En effet, la privatisation des
communaux et leur transformation en plantations de pins se heurtent à l'hostilité des pasteurs, qui refusent de voir disparaître les espaces de pacages essentiels à l'équilibre de leurs
exploitations. Cette hostilité se manifeste par le déclenchement de nombreux
incendies. Ainsi, pour les trois années 1869, 1870 et 1871, plus de 36000 hectares de forêt sont détruits par le feu. La protection de la forêt contre le feu reste certes précaire à cette époque,
et l'on ne peut donc attribuer l'ensemble de ces destructions à des incendies criminels déclenchés par des métayers ou des petits propriétaires exploitants hostiles. Pour autant, ces derniers
représentent sans nul doute une part majoritaire des cas d'incendies.
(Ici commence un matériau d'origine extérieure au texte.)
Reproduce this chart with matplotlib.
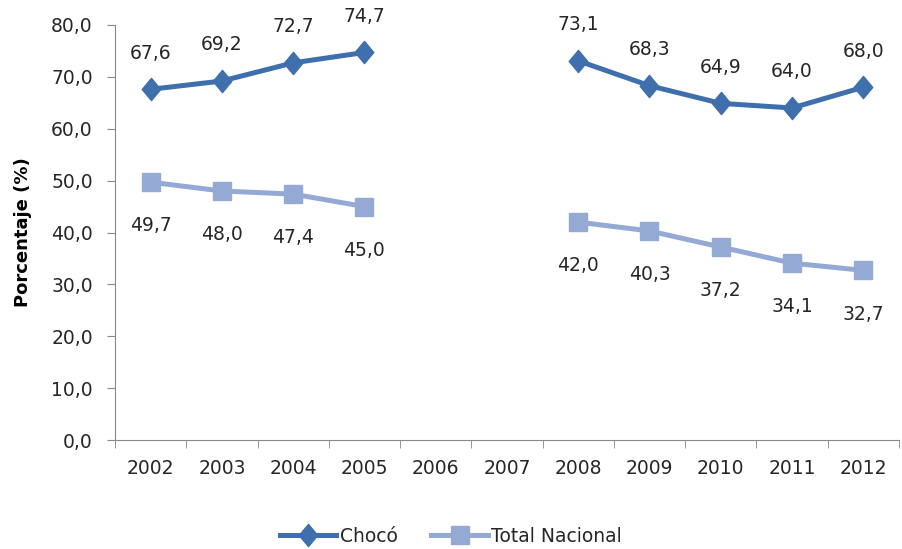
import matplotlib

matplotlib.use("Agg")
import matplotlib.pyplot as plt
import numpy as np
from matplotlib.path import Path

years = ["2002", "2003", "2004", "2005", "2006", "2007", "2008", "2009", "2010", "2011", "2012"]
choco = [67.6, 69.2, 72.7, 74.7, np.nan, np.nan, 73.1, 68.3, 64.9, 64.0, 68.0]
nacional = [49.7, 48.0, 47.4, 45.0, np.nan, np.nan, 42.0, 40.3, 37.2, 34.1, 32.7]

C_CHOCO = "#3F6FAD"
C_NAC = "#94A9D4"
TXT = "#262626"
FS = 13.5

# slightly tall diamond like the Excel marker
diamond = Path([(0, 1.2), (1, 0), (0, -1.2), (-1, 0), (0, 1.2)],
               [Path.MOVETO, Path.LINETO, Path.LINETO, Path.LINETO, Path.CLOSEPOLY])


def fmt(v):
    return f"{v:.1f}".replace(".", ",")


fig = plt.figure(figsize=(9.02, 5.49), dpi=100)
ax = fig.add_axes([0.1275, 0.1985, 0.869, 0.756])

x = np.arange(len(years))
ax.plot(x, choco, color=C_CHOCO, lw=3.6, marker=diamond, ms=16, label="Chocó")
ax.plot(x, nacional, color=C_NAC, lw=3.6, marker="s", ms=13, label="Total Nacional")

for xi, v in zip(x, choco):
    if not np.isnan(v):
        ax.annotate(fmt(v), (xi, v), xytext=(0, 26), textcoords="offset points",
                    ha="center", va="center", fontsize=FS, color=TXT)
for xi, v in zip(x, nacional):
    if not np.isnan(v):
        ax.annotate(fmt(v), (xi, v), xytext=(0, -31.5), textcoords="offset points",
                    ha="center", va="center", fontsize=FS, color=TXT)

ax.set_xlim(-0.5, len(years) - 0.5)
ax.set_ylim(0, 80)
ax.set_yticks(np.arange(0, 81, 10))
ax.set_yticklabels([fmt(v) for v in np.arange(0, 81, 10)], fontsize=FS, color=TXT)
ax.set_xticks(x)
ax.set_xticklabels(years, fontsize=FS, color=TXT)
ax.set_xticks(np.arange(-0.5, len(years), 1), minor=True)
ax.tick_params(axis="x", which="major", length=0, pad=14)
ax.tick_params(axis="x", which="minor", length=6, color="#888888", direction="out")
ax.tick_params(axis="y", length=6, color="#888888", direction="out", pad=10)

for s in ("top", "right"):
    ax.spines[s].set_visible(False)
for s in ("left", "bottom"):
    ax.spines[s].set_color("#888888")

ax.set_ylabel("Porcentaje (%)", fontsize=13, fontweight="bold", labelpad=14)

fig.legend(loc="lower center", bbox_to_anchor=(0.5, -0.025), ncol=2, frameon=False,
           fontsize=FS, handlelength=3.0, columnspacing=1.8, handletextpad=0.2,
           labelcolor=TXT)

fig.savefig("out.png", dpi=100)
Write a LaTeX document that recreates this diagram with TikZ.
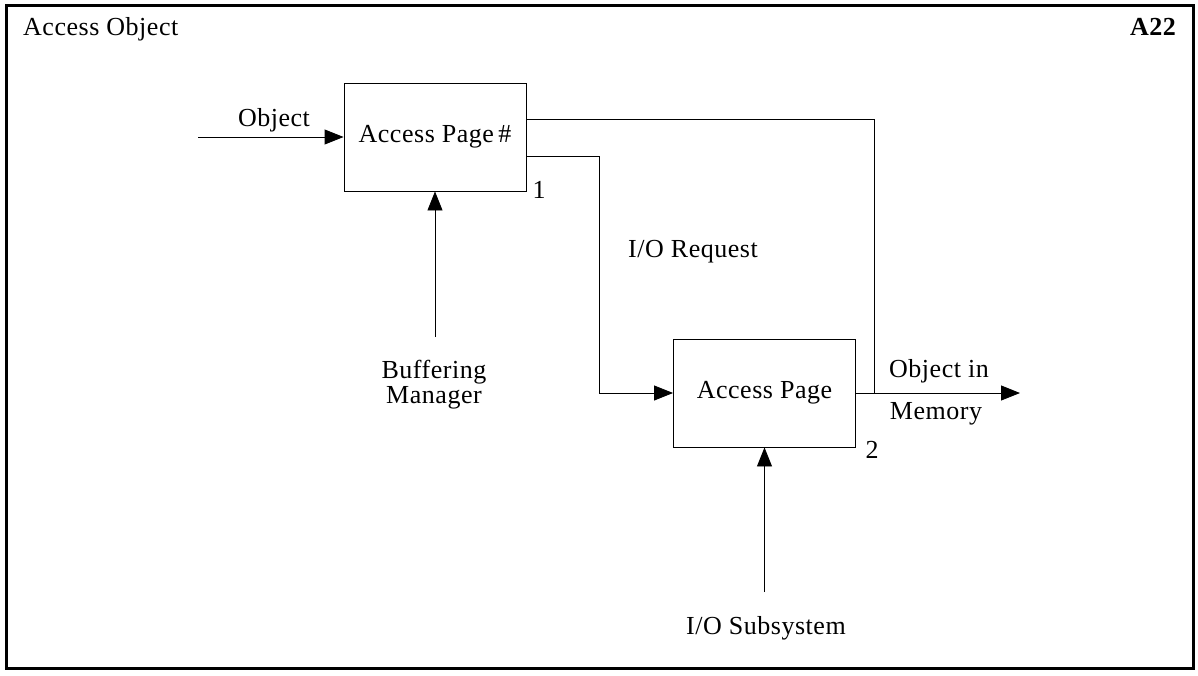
\documentclass[tikz,border=0pt]{standalone}
\usepackage{fontspec}
\setmainfont{Liberation Serif}[LetterSpace=2]
\usetikzlibrary{arrows.meta}
\begin{document}
\begin{tikzpicture}[x=1pt,y=-1pt,
  every node/.style={font=\fontsize{26}{25}\selectfont},
  proc/.style={draw,line width=0.9pt,minimum width=182pt,minimum height=108pt,inner sep=0pt},
  lbl/.style={inner sep=0pt,align=center},
  conn/.style={line width=0.9pt},
  arr/.style={conn,-{Triangle[length=19pt,width=15pt]}}]
\useasboundingbox (0,0) rectangle (1198,675);
\draw[line width=3pt] (6,5) rectangle (1193,668);
\node[lbl,anchor=west] (title) at (23,29) {Access Object};
\node[lbl,anchor=east,font=\fontsize{26}{25}\selectfont\bfseries] (num) at (1176,27) {A22};
% boxes
\node[proc] (b1) at (435,137) {Access Page\,\#};
\node[proc] (b2) at (764.5,393) {Access Page};
\node[lbl] (n1) at (539,190) {1};
\node[lbl] (n2) at (872,450) {2};
% coordinates
\coordinate (objin) at (198,137);
\coordinate (jn) at (874,393);
\coordinate (bend) at (599,393);
\coordinate (out) at (1020,393);
\coordinate (bm) at (435,337);
\coordinate (ios) at (764.5,592);
% labels
\node[lbl] (lobj) at (274,120) {Object};
\node[lbl] (lreq) at (693,252) {I/O Request};
\node[lbl] (lbuf) at (434,385) {Buffering\\Manager};
\node[lbl] (loi) at (939,371) {Object in};
\node[lbl] (lmem) at (936,414) {Memory};
\node[lbl] (lios) at (766,628) {I/O Subsystem};
% connectors
\draw[arr] (objin) -- (objin -| b1.west);
\draw[conn] (b1.east |- 0,119) -| (jn);
\draw[arr] (b1.east |- 0,156) -| (bend) -- (bend -| b2.west);
\draw[arr] (b2.east |- jn) -- (out);
\draw[arr] (bm) -- (b1.south);
\draw[arr] (ios) -- (b2.south);
\end{tikzpicture}
\end{document}
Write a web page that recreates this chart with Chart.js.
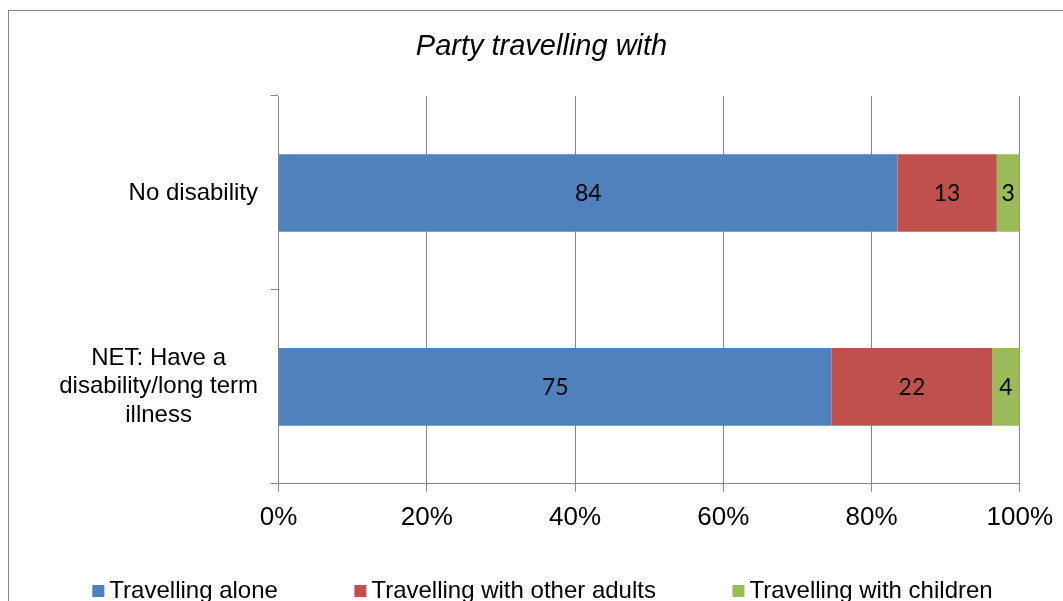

Cette résistance se développe plus particulièrement à la fin des années 1860 et au début des années 1870, alors que le marché
de la gemme est entré dans une grave crise qui tranche avec la prospérité des années précédentes. Les domaines les plus touchés sont de plus ceux des grands propriétaires absents de la région,
comme les frères Péreire. Dans certaines zones, cette révolte pastorale a quelques résultats et fait reculer pour un temps la forêt. Mais de façon générale, il semble plutôt qu'elle ne
fait au mieux que reculer de quelques années l'avènement du nouveau système sylvicole.